Lukas Hinds-Johnson, a current German international, is product of the club but now plays for RK 03 Berlin. Another former youth player of the club is Ferdinand Richter. He was playing for the Espoirs of Stade Toulouse and for the French team Blagnac Sporting Club Rugby. With his brother Valentin Richter (former captain of the Hamburger RC) he played for the Austrian XV.

A league reform in 2012 allowed the club promotion to the Bundesliga as the league was expanded from ten to 24 teams. HRC finished fifth in their group in the 2012–13 season and failed to qualify for the championship round, instead entering the second tier DRV-Pokal, where it came third in the north/east division. The club advanced to the quarter-finals of the play-offs where it was knocked out by Heidelberger TV.

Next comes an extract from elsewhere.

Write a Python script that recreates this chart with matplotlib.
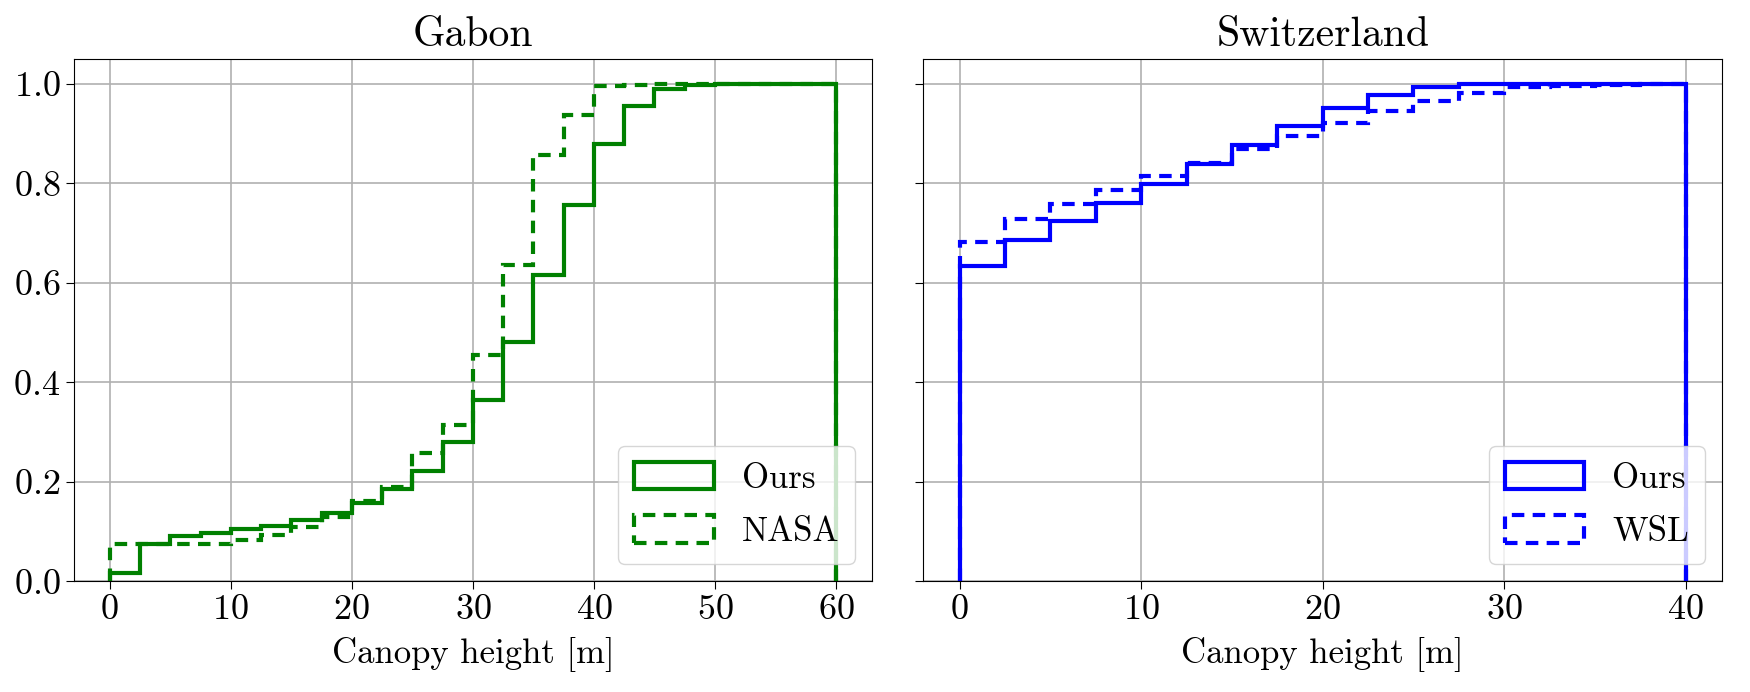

The club qualified for the DRV-Pokal in 2013–14 and received a bye for the first round of the play-offs after coming second in the north-east division of the competition. The club was knocked out in the quarter-finals by RC Aachen. In the 2014–15 season the club finished fourth in the north-east championship group but was knocked out of the first round of the play-offs after an 83–3 loss to SC Neuenheim.

==Recent seasons==
Recent seasons of the club:

| Year | Division | Position |
| 1998–99 | 2nd Rugby-Bundesliga North/East (II) | 7th |
| 2nd Rugby-Bundesliga North/East relegation round | 3rd |
| 1999–2000 | 2nd Rugby-Bundesliga North/East | 6th |
| 2nd Rugby-Bundesliga North/East relegation round | 4th — Relegated |
| 2000–01 | Rugby-Regionalliga Lower Saxony (III) | 2nd |
| 2nd Rugby-Bundesliga North/East relegation round | 4th |
| 2001–02 | Rugby-Regionalliga Lower Saxony | 1st — Promoted |
| 2002–03 | 2nd Rugby-Bundesliga North/East (II) | 7th |
| 2003–04 | 2nd Rugby-Bundesliga North/East | 4th |
| 2004–05 | 2nd Rugby-Bundesliga North/East | 6th — Relegated |
| 2005–06 | Rugby-Regionalliga North (III) North/East championship round | 4th 1st — Promoted |
| 2006–07 | 2nd Rugby-Bundesliga North/East (II) | 7th |
| 2007–08 | 2nd Rugby-Bundesliga North/East | 8th |
| 2008–09 | 2nd Rugby-Bundesliga North/East | 8th |
| 2009–10 | 2nd Rugby-Bundesliga North/East | 10th |
| 2010–11 | 2nd Rugby-Bundesliga North/East | 9th |
| 2011–12 | 2nd Rugby-Bundesliga North/East | 4th — Promoted |
| 2012–13 | Rugby-Bundesliga qualification round – North | 5th |
| DRV-Pokal – North-East | 3rd — Quarter finals |
| 2013–14 | Rugby-Bundesliga qualification round – North | 6th |
| DRV-Pokal – North-East | 2nd — Quarter finals |
| 2014–15 | Rugby-Bundesliga qualification round – North | 4th |
| Rugby-Bundesliga championship round – North-East | 5th – First round |
| 2015–16 | Rugby-Bundesliga North-East | 7th |
| 2016-17 | Rugby-Bundesliga North-East | 6th |
| 2017-18 | Rugby-Bundesliga North-East | 5th |
| 2018-19 | Rugby-Bundesliga North-East | 7th |

- Until 2001, when the single-division Bundesliga was established, the season was divided in autumn and spring, a Vorrunde and Endrunde, whereby the top teams of the Rugby-Bundesliga would play out the championship while the bottom teams together with the autumn 2nd Bundesliga champion would play for Bundesliga qualification. The remainder of the 2nd Bundesliga teams would play a spring round to determine the relegated clubs. Where two placing's are shown, the first is autumn, the second spring. In 2012 the Bundesliga was expanded from ten to 24 teams and the 2nd Bundesliga from 20 to 24 with the leagues divided into four regional divisions.